On Memorial Day I posted a blog remembering the men who were killed in Army artillery battery during the Vietnam War. I thought I should also remember the Foreign Service Officers I Knew who died in the line of duty, although not while I was serving with them. Their names of listed on the State Department Memorial Plaque.
John Patterson was in my A-100 class in Washington for beginning Foreign Service Officers. His first assignment was Mexico. He was killed while he was serving there. The AFSA (American Foreign Service Association) note says:
John S. Patterson served as U.S. vice consul in Hermosillo, Mexico. He was kidnapped by terrorists on March 22, 1974 and later found dead.
Tom Doubleday served with me in Bangkok, Thailand. He died while serving in the American Embassy in Monrovia, Libera. The AFSA note about him says:
Thomas P. Doubleday, Jr., was born in New York City in 1942. He earned a bachelor’s degree from Yale University and a master’s degree from the Fletcher School of Law and Diplomacy.

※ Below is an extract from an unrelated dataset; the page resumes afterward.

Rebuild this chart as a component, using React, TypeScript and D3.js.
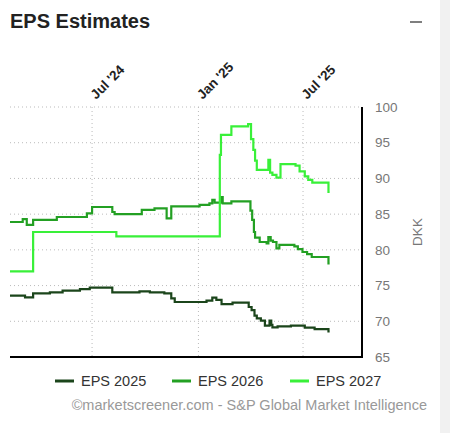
import { scaleLinear, scaleTime, line, curveStepAfter, timeFormat } from "d3";

const width = 450;
const height = 433;
const font = "'Liberation Sans', Arial, sans-serif";

// EPS estimates, date → DKK
const eps2025: [string, number][] = [
  ["2024-02-10", 73.6], ["2024-03-07", 73.35], ["2024-03-21", 73.9], ["2024-04-19", 74.05],
  ["2024-05-11", 74.3], ["2024-06-10", 74.5], ["2024-06-27", 74.7], ["2024-08-05", 74.05],
  ["2024-09-21", 74.2], ["2024-10-09", 74.05], ["2024-11-03", 73.9], ["2024-11-15", 73.2],
  ["2024-11-21", 72.7], ["2025-01-15", 72.9], ["2025-01-25", 73.3], ["2025-02-01", 73.0],
  ["2025-02-10", 72.4], ["2025-03-01", 72.6], ["2025-03-29", 72.0], ["2025-04-03", 71.55],
  ["2025-04-08", 70.8], ["2025-04-12", 70.4], ["2025-04-19", 70.1], ["2025-04-26", 69.4],
  ["2025-05-04", 70.1], ["2025-05-07", 69.5], ["2025-05-09", 69.15], ["2025-05-18", 69.3],
  ["2025-06-10", 69.4], ["2025-07-04", 69.1], ["2025-07-21", 68.9], ["2025-08-14", 68.6],
  ["2025-08-16", 68.6],
];

const eps2026: [string, number][] = [
  ["2024-02-10", 83.9], ["2024-03-03", 84.3], ["2024-03-10", 83.5], ["2024-03-21", 84.2],
  ["2024-05-01", 84.6], ["2024-06-22", 85.1], ["2024-07-01", 86.0], ["2024-08-05", 85.3],
  ["2024-08-09", 85.0], ["2024-09-25", 85.6], ["2024-10-17", 85.8], ["2024-11-07", 84.4],
  ["2024-11-15", 86.1], ["2025-01-03", 86.3], ["2025-01-20", 86.5], ["2025-01-25", 87.0],
  ["2025-01-29", 86.6], ["2025-02-09", 87.4], ["2025-02-12", 86.5], ["2025-02-27", 86.8],
  ["2025-04-01", 85.5], ["2025-04-04", 84.2], ["2025-04-07", 82.5], ["2025-04-09", 81.7],
  ["2025-04-17", 81.1], ["2025-04-29", 80.9], ["2025-05-02", 81.8], ["2025-05-06", 81.3],
  ["2025-05-10", 81.1], ["2025-05-16", 80.2], ["2025-05-21", 80.7], ["2025-06-16", 80.5],
  ["2025-06-22", 80.1], ["2025-06-30", 79.7], ["2025-07-08", 79.4], ["2025-07-16", 79.0],
  ["2025-08-14", 78.1], ["2025-08-16", 78.1],
];

const eps2027: [string, number][] = [
  ["2024-02-10", 77.0], ["2024-03-21", 82.5], ["2024-08-12", 81.9], ["2025-02-07", 93.3],
  ["2025-02-09", 96.1], ["2025-02-27", 97.3], ["2025-03-28", 97.6], ["2025-04-02", 95.5],
  ["2025-04-06", 94.0], ["2025-04-09", 92.5], ["2025-04-12", 91.2], ["2025-05-02", 92.6],
  ["2025-05-05", 90.8], ["2025-05-09", 90.5], ["2025-05-16", 90.1], ["2025-05-23", 92.0],
  ["2025-06-18", 91.8], ["2025-06-25", 91.0], ["2025-07-04", 90.3], ["2025-07-10", 89.8],
  ["2025-07-17", 89.4], ["2025-08-14", 88.1], ["2025-08-16", 88.1],
];

const seriesNames = ["EPS 2025", "EPS 2026", "EPS 2027"];
const seriesData = [eps2025, eps2026, eps2027];
const colors = ["#1b451b", "#23a023", "#39f039"];

const xTicks = ["2024-07-01", "2025-01-01", "2025-07-01"];
const yTicks = [65, 70, 75, 80, 85, 90, 95, 100];
const xDomain = ["2024-02-10", "2025-10-11"];

const plot = { left: 10, right: 362, top: 107, bottom: 357 };

const App = () => {
  const x = scaleTime()
    .domain(xDomain.map((d) => new Date(d)))
    .range([plot.left, plot.right]);
  const y = scaleLinear().domain([65, 100]).range([plot.bottom, plot.top]);
  const fmt = timeFormat("%b '%y");

  const path = line<[string, number]>()
    .x((d) => x(new Date(d[0])))
    .y((d) => y(d[1]))
    .curve(curveStepAfter);

  const legendX = [55, 172, 290];

  return (
    <svg
      width={width}
      height={height}
      style={{ position: "absolute", left: 0, top: 0, background: "#fff" }}
      fontFamily={font}
    >
      <rect x={440} y={0} width={10} height={height} fill="#f1f1f1" />
      <text x={10} y={28} fontSize={20} fontWeight="bold" fill="#222">
        EPS Estimates
      </text>
      <line x1={410} x2={422} y1={22} y2={22} stroke="#555" strokeWidth={1.5} />

      {/* grid */}
      {yTicks
        .filter((t) => t > 65)
        .map((t) => (
          <line
            key={t}
            x1={plot.left}
            x2={plot.right}
            y1={y(t)}
            y2={y(t)}
            stroke="#bbb"
            strokeDasharray="1,3"
          />
        ))}
      {xTicks.map((t) => (
        <line
          key={t}
          x1={x(new Date(t))}
          x2={x(new Date(t))}
          y1={plot.top}
          y2={plot.bottom}
          stroke="#bbb"
          strokeDasharray="1,3"
        />
      ))}

      {seriesData.map((s, i) => (
        <path key={i} d={path(s)!} fill="none" stroke={colors[i]} strokeWidth={2.2} />
      ))}

      {/* axes */}
      <line x1={plot.right} x2={plot.right} y1={plot.top} y2={plot.bottom + 1} stroke="#000" strokeWidth={2} />
      <line x1={plot.left} x2={plot.right + 1} y1={plot.bottom} y2={plot.bottom} stroke="#000" strokeWidth={2} />

      {yTicks.map((t) => (
        <text key={t} x={375} y={y(t)} dy="0.35em" fontSize={13.5} fill="#777">
          {t}
        </text>
      ))}
      <text
        transform={`translate(422, ${(plot.top + plot.bottom) / 2}) rotate(-90)`}
        textAnchor="middle"
        fontSize={13.5}
        fill="#777"
      >
        DKK
      </text>

      {xTicks.map((t) => (
        <text
          key={t}
          transform={`translate(${x(new Date(t)) + 4}, ${plot.top - 7}) rotate(-45)`}
          fontSize={13.5}
          fontWeight="bold"
          fill="#222"
        >
          {fmt(new Date(t))}
        </text>
      ))}

      {/* legend */}
      {seriesNames.map((n, i) => (
        <g key={n}>
          <line x1={legendX[i]} x2={legendX[i] + 19} y1={381} y2={381} stroke={colors[i]} strokeWidth={3} />
          <text x={legendX[i] + 26} y={381} dy="0.35em" fontSize={14.5} fill="#333">
            {n}
          </text>
        </g>
      ))}

      <text x={427} y={405} dy="0.35em" textAnchor="end" fontSize={14.5} fill="#999">
        ©marketscreener.com - S&amp;P Global Market Intelligence
      </text>
    </svg>
  );
};

export default App;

Doubleday joined the Foreign Service in 1965. He served in Bangkok, Saigon, Luanda, Lagos, the Bureau of Intelligence and Research, the Bureau of International Organizational Affairs, the Bureau of African Affairs, the Bureau of Personnel and the Bureau of Refugee Programs.
Doubleday’s final post was as a political counselor at the U.S. Embassy in Monrovia, Liberia. He died of a heart attack on February 8, 1993. During his lifetime, he received the Meritorious Honor Award.